Thursday, May 03, 2012

Literature Needs Much More Than E-Books


So says James Bridle on Wired.

From the piece...


But this innovation has been hampered by an entirely understandable misunderstanding of new technology and what it means for the book, as well as a historically misplaced idea of what constitutes "quality". The role of the editor -- the filter, the gatekeeper -- is not one of much value in a world which is as happy watching a camera phone video as it is 3D IMAX. Books, and the publishing industry with them, have been radically decentred by technology. The most common metaphor employed by publishers trying to understand what is happening to them is the music industry, but this turns out to be an error. The radical ephemerality of the MP3 file suits music in the same way that it destabilises the book, which has always existed to provide the corresponding physical weight to literature's intellectual heft. Freeing the idea of the book from paper and hard covers thus entails reconceptualising what "the book" is -- a weight that has proved hard for devices to take on.

Tuesday, April 24, 2012

The Kindle Index


What city buys the most e-readers? You'd be surprised by the results. The Atlantic has the answer, here.

Sunday, April 08, 2012

Who is Reading and What Are They Reading It On?


Fewer people are reading - but at least they're reading more, and in more formats than ever.

From a story in the Huffington Post...

The report showed that as of February 2012, 21% of Americans had read an e-book, and that owners of e-readers read an average of eight books a year more than people without the devices (24 vs 16).

The surveys of 2,986 respondents, carried out in English and Spanish at the end of 2011 and the beginning of 2012, also showed that the average (calculated by mean) American reads 17 books a year.

However, 19% of respondents aged 16 and over said that they hadn't read a single book in any format, over the previous 12 months - the highest since such surveys on American reading habits began in 1978. If this figure is accurate, that means more than 50 million Americans don't read books at all.

Saturday, April 07, 2012

The Rise of E-Reading


People who read e-books read more than people who read book books.

From a piece on Pew Internet on the rise of e-reading...

The rise of e-books in American culture is part of a larger story about a shift from printed to digital material.
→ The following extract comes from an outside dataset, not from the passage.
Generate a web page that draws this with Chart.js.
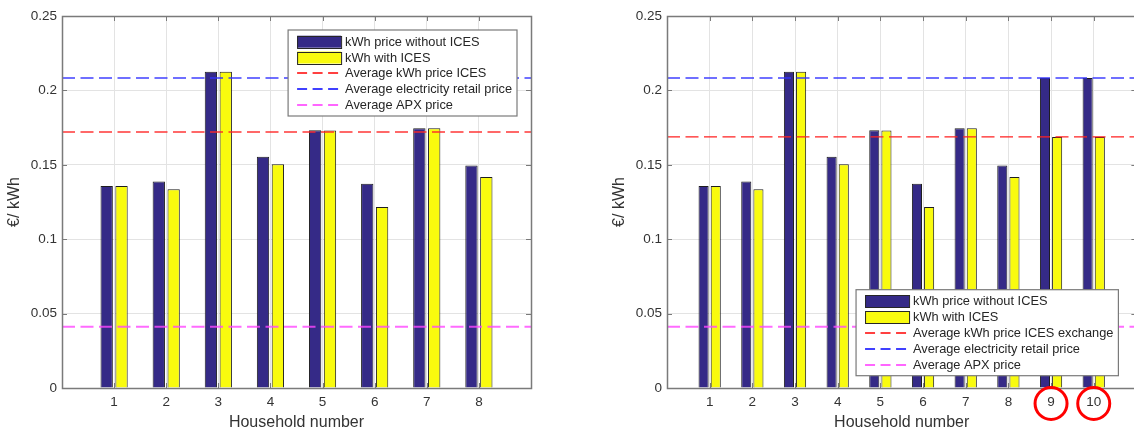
<!DOCTYPE html>
<html>
<head>
<meta charset="utf-8">
<script src="https://cdn.jsdelivr.net/npm/chart.js@4.4.1/dist/chart.umd.min.js"></script>
<style>
    html, body { margin: 0; padding: 0; background: #fff; overflow: hidden; width: 1134px; height: 432px; }
    .wrap { position: absolute; top: 0; width: 560px; height: 432px; }
    #wrapA { left: 0; }
    #wrapB { left: 580px; }
</style>
</head>
<body>
<div class="wrap" id="wrapA"><canvas id="chartA" width="560" height="432"></canvas></div>
<div class="wrap" id="wrapB"><canvas id="chartB" width="560" height="432"></canvas></div>
<script>
// Datos (€/kWh)
const householdsA = [1, 2, 3, 4, 5, 6, 7, 8];
const withoutIcesA = [0.1357, 0.1387, 0.2126, 0.1554, 0.1732, 0.1373, 0.1745, 0.1496];
const withIcesA = [0.1357, 0.1335, 0.2126, 0.1503, 0.1730, 0.1217, 0.1745, 0.1418];
const avgIcesA = 0.172;

const householdsB = [1, 2, 3, 4, 5, 6, 7, 8, 9, 10];
const withoutIcesB = [0.1357, 0.1387, 0.2126, 0.1554, 0.1732, 0.1373, 0.1745, 0.1496, 0.2083, 0.2083];
const withIcesB = [0.1357, 0.1335, 0.2126, 0.1503, 0.1730, 0.1217, 0.1745, 0.1418, 0.1687, 0.1687];
const avgIcesB = 0.1687;

const avgRetail = 0.2083;
const avgApx = 0.0412;
const highlighted = [9, 10];

const yTicks = [0, 0.05, 0.1, 0.15, 0.2, 0.25];

const FONT = '"Liberation Sans", Arial, sans-serif';
Chart.defaults.font.family = FONT;
Chart.defaults.color = "#333";

// colores de las muestras de línea en la leyenda (rojo, azul, magenta)
const legendLineColors = [null, null, "rgba(255,0,0,0.75)", "rgba(0,0,255,0.75)", "rgba(255,0,255,0.6)"];

// Marco estilo MATLAB: caja, marcas hacia dentro, leyenda y círculos
const matlabFrame = {
    id: "matlabFrame",
    afterDraw(chart, args, opts) {
        const ctx = chart.ctx;
        const a = chart.chartArea;
        const xs = chart.scales.x, ys = chart.scales.y;
        ctx.save();
        ctx.strokeStyle = "#7a7a7a";
        ctx.lineWidth = 1;
        ctx.beginPath();
        opts.households.forEach(function (h) {
            const px = Math.round(xs.getPixelForValue(h)) + 0.5;
            ctx.moveTo(px, a.bottom); ctx.lineTo(px, a.bottom - 5);
            ctx.moveTo(px, a.top); ctx.lineTo(px, a.top + 5);
        });
        yTicks.forEach(function (v) {
            const py = Math.round(ys.getPixelForValue(v)) + 0.5;
            ctx.moveTo(a.left, py); ctx.lineTo(a.left + 5, py);
            ctx.moveTo(a.right, py); ctx.lineTo(a.right - 5, py);
        });
        ctx.stroke();
        ctx.lineWidth = 1.5;
        ctx.strokeRect(Math.round(a.left) + 0.5, Math.round(a.top) + 0.5,
            Math.round(a.right - a.left), Math.round(a.bottom - a.top));

        // leyenda
        const lg = opts.legend;
        ctx.font = "12.8px " + FONT;
        const items = chart.data.datasets;
        const textW = Math.max.apply(null, items.map(function (d) { return ctx.measureText(d.label).width; }));
        const rowH = 15.8, swW = 44, padL = 9, gap = 4, padR = 5;
        const w = padL + swW + gap + textW + padR;
        const h = items.length * rowH + 7;
        const x0 = a.right - lg.right - w;
        const y0 = lg.top != null ? a.top + lg.top : a.bottom - lg.bottom - h;
        ctx.fillStyle = "#fff";
        ctx.fillRect(x0, y0, w, h);
        ctx.strokeStyle = "#7a7a7a";
        ctx.lineWidth = 1.2;
        ctx.strokeRect(x0, y0, w, h);
        items.forEach(function (d, i) {
            const cy = y0 + 3.8 + rowH * (i + 0.5);
            const sx = x0 + padL;
            if (legendLineColors[i]) {
                ctx.strokeStyle = legendLineColors[i];
                ctx.lineWidth = 2;
                ctx.setLineDash([10, 5.5]);
                ctx.beginPath();
                ctx.moveTo(sx, Math.round(cy));
                ctx.lineTo(sx + swW, Math.round(cy));
                ctx.stroke();
                ctx.setLineDash([]);
            } else {
                ctx.fillStyle = d.backgroundColor;
                ctx.fillRect(sx, cy - 6, swW, 12);
                ctx.strokeStyle = "#262626";
                ctx.lineWidth = 1;
                ctx.strokeRect(sx + 0.5, Math.round(cy - 6) + 0.5, swW, 12);
            }
            ctx.fillStyle = "#262626";
            ctx.textBaseline = "middle";
            ctx.textAlign = "left";
            ctx.fillText(d.label, sx + swW + gap, cy + 0.5);
        });

        // círculos rojos sobre las etiquetas destacadas
        if (opts.circles) {
            ctx.strokeStyle = "#ff0000";
            ctx.lineWidth = 3;
            opts.circles.forEach(function (hh) {
                ctx.beginPath();
                ctx.arc(xs.getPixelForValue(hh), a.bottom + 15.5, 16, 0, Math.PI * 2);
                ctx.stroke();
            });
        }
        ctx.restore();
    },
};

function buildChart(canvasId, cfg) {
    const xMax = cfg.xMax;
    const bar = function (label, values, color) {
        return {
            label: label,
            data: cfg.households.map(function (h, i) { return { x: h, y: values[i] }; }),
            backgroundColor: color,
            borderColor: "#1e1e1e",
            borderWidth: 1,
            categoryPercentage: 0.57,
            barPercentage: 0.83,
            order: 2,
        };
    };
    const hline = function (label, value, color, width) {
        return {
            type: "line",
            label: label,
            data: [{ x: 0, y: value }, { x: xMax, y: value }],
            borderColor: color,
            borderWidth: width,
            borderDash: [13, 5.5],
            pointRadius: 0,
            fill: false,
            order: 1,
        };
    };
    return new Chart(document.getElementById(canvasId), {
        type: "bar",
        data: {
            datasets: [
                bar("kWh price without ICES", cfg.without, "#352a87"),
                bar("kWh with ICES", cfg.withIces, "#f9fb0e"),
                hline(cfg.icesLabel, cfg.avgIces, cfg.redColor, cfg.redWidth),
                hline("Average electricity retail price", avgRetail, "rgba(50,50,255,0.7)", 2),
                hline("Average APX price", avgApx, "rgba(255,70,255,0.8)", 2),
            ],
        },
        options: {
            responsive: false,
            animation: false,
            events: [],
            layout: { padding: { top: 16, right: cfg.padRight, left: 0, bottom: 0 } },
            plugins: {
                legend: { display: false },
                tooltip: { enabled: false },
                matlabFrame: { households: cfg.households, legend: cfg.legend, circles: cfg.circles },
            },
            scales: {
                x: {
                    type: "linear",
                    min: 0,
                    max: xMax,
                    offset: false,
                    afterFit: function (s) {
                        s.height = 44;
                        s.paddingLeft = 0;
                        s.paddingRight = 0;
                    },
                    grid: { color: "#e3e3e3", drawTicks: false, offset: false },
                    border: { display: false },
                    ticks: {
                        stepSize: 1,
                        padding: 6,
                        color: "#333",
                        font: { size: 13.5 },
                        autoSkip: false,
                        maxRotation: 0,
                        callback: function (v) { return cfg.households.includes(v) ? String(v) : ""; },
                    },
                    title: {
                        display: true,
                        text: "Household number",
                        color: "#333",
                        font: { size: 16 },
                        padding: { top: 0, bottom: 0 },
                    },
                },
                y: {
                    min: 0,
                    max: 0.25,
                    afterFit: function (s) { s.width = cfg.yWidth; },
                    grid: { color: "#e3e3e3", drawTicks: false },
                    border: { display: false },
                    ticks: {
                        stepSize: 0.05,
                        padding: 5,
                        color: "#333",
                        font: { size: 13.5 },
                        callback: function (v) { return String(Math.round(v * 100) / 100); },
                    },
                    title: {
                        display: true,
                        text: "€/ kWh",
                        color: "#333",
                        font: { size: 16 },
                        padding: { top: cfg.yTitlePad, bottom: 0 },
                    },
                },
            },
        },
        plugins: [matlabFrame],
    });
}

document.addEventListener("DOMContentLoaded", function () {
    buildChart("chartA", {
        households: householdsA,
        without: withoutIcesA,
        withIces: withIcesA,
        avgIces: avgIcesA,
        icesLabel: "Average kWh price ICES",
        redColor: "rgba(255,40,40,0.7)",
        redWidth: 2,
        xMax: 9,
        yWidth: 62,
        yTitlePad: 5.4,
        padRight: 29,
        legend: { right: 14, top: 14 },
    });
    buildChart("chartB", {
        households: householdsB,
        without: withoutIcesB,
        withIces: withIcesB,
        avgIces: avgIcesB,
        icesLabel: "Average kWh price ICES exchange",
        redColor: "#ff2020",
        redWidth: 1.2,
        xMax: 11,
        yWidth: 87,
        yTitlePad: 30.4,
        padRight: 3.6,
        legend: { right: 18, bottom: 12.3 },
        circles: highlighted,
    });
});
</script>
</body>
</html>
Using a broader definition of e-content in a survey ending in December 2011, some 43% of Americans age 16 and older say they have either read an e-book in the past year or have read other long-form content such as magazines, journals, and news articles in digital format on an e-book reader, tablet computer, regular computer, or cell phone.

Those who have taken the plunge into reading e-books stand out in almost every way from other kinds of readers. Foremost, they are relatively avid readers of books in all formats: 88% of those who read e-books in the past 12 months also read printed books.2 Compared with other book readers, they read more books. They read more frequently for a host of reasons: for pleasure, for research, for current events, and for work or school. They are also more likely than others to have bought their most recent book, rather than borrowed it, and they are more likely than others to say they prefer to purchase books in general, often starting their search online.